Em primeiro lugar, não pode a escola, em nenhuma hipótese, “condenar” um membro de sua comunidade, sem lhe dar a chance de se defender. Trata-se de princípio constitucional: a “ampla defesa, com os meios e recursos a ele inerentes”, direito dos “acusados” em geral, do bandido reincidente ao aluno baderneiro. A punição deve ser precedida de um procedimento administrativo, o “devido processo legal”, em que seja esclarecida qual é a acusação e assegurada, ao acusado, a oportunidade de apresentar sua versão dos fatos, seus motivos, suas desculpas.

Nesse sentido, a prática tão comum de mandar o aluno, “sumariamente” para fora da sala, porque está atrapalhando o andamento da aula, só pode funcionar como uma medida excepcionalíssima, último recurso, quando todos os outros se mostraram infrutíferos. E, o mais importante, não pode ser um ato isolado. Não exclui a conversa posterior com o estudante, para que se defenda, explique-se. 

Não se admite, enfim, em nenhum caso, a alegação de que a falta é “pública e notória”, de que se está diante de “verdades sabidas”. É muito perigoso acreditar que os fatos têm a versão correta e que temos, em nossas mãos, sua verdade.

Por prevalecer, entre nós, a concepção de sanção escolar como uma punição, uma expiação – ao mal da falta impõe-se o mal da pena –, os princípios de direito penal devem ser tomados de empréstimo.

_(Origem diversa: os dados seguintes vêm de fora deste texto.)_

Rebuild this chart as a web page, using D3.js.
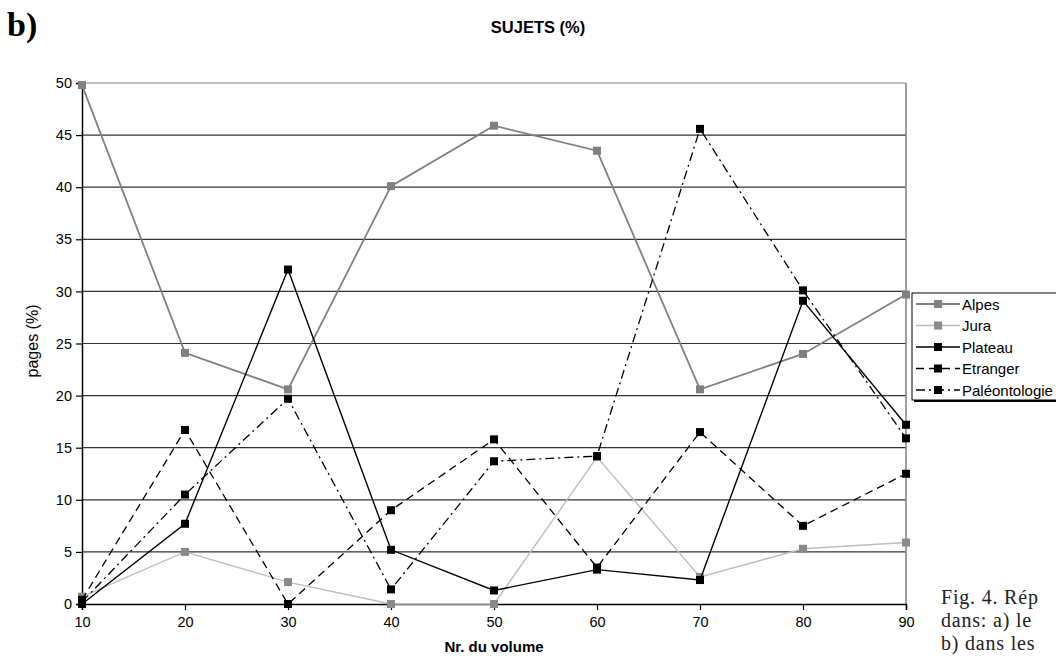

Cito alguns.

Primeiro, o princípio da presunção de inocência. Ninguém pode ser punido, até que se apure, com cuidado, o fato. E, na dúvida sobre a autoria, aplica-se o “in dubio pro reo”: nada de suspensões a supostos autores da falta.

Nada, também, de punir a classe toda pela brincadeira de mau gosto de um só. Afinal, “nenhuma pena passará da pessoa do condenado”, prevê a Constituição. É descabida a tão utilizada advertência: “enquanto não aparecer quem fez isso, todos serão prejudicados”. Ninguém pode ser punido pela falta que não praticou, nem prejudicado por se negar a entregar o possível brincalhão. Não pode.

Provas obtidas por “meios ilícitos” não são aceitas. Noutros termos, a escola não pode agir errado para descobrir o autor da falta. Os fins não justificam os meios. Não vale, por exemplo, violar a privacidade do estudante, mexendo em sua mochila, sem autorização, ou “interceptando” bilhetes e devassando seu conteúdo. Também não pode.

Outro princípio, a individualização da sanção. Se a intenção é castigar alunos que brigaram, provocaram alguém ou depredaram algo, a escola tem de ter o cuidado de, apurando o envolvimento de cada um, “punir” cada envolvido de acordo com sua participação. A sanção tem de ser proporcional à culpa.

Há outros princípios na nossa Constituição. É fundamental a leitura e aplicação atenta de todos eles. Eles devem estar refletidos no Regimento da escola. Devem ser conhecidos e praticados no cotidiano escolar. Afinal, só é possível aprendê-los vivenciando-os.

Aplicar sanções escolares implica responsabilidades. Na escola, lugar para aprender, seu exercício equivocado e arbitrário, deixa más lições. Ensina a arbitrariedade. Nega o Estado Democrático de Direito na direção da qual a educação deve caminhar.

Se não for por ideal democrático, que se respeite a Constituição por interesse pessoal, por egoísmo. Afinal, lá na frente, o aluno pode se tornar o juiz. E você o acusado (injustamente?).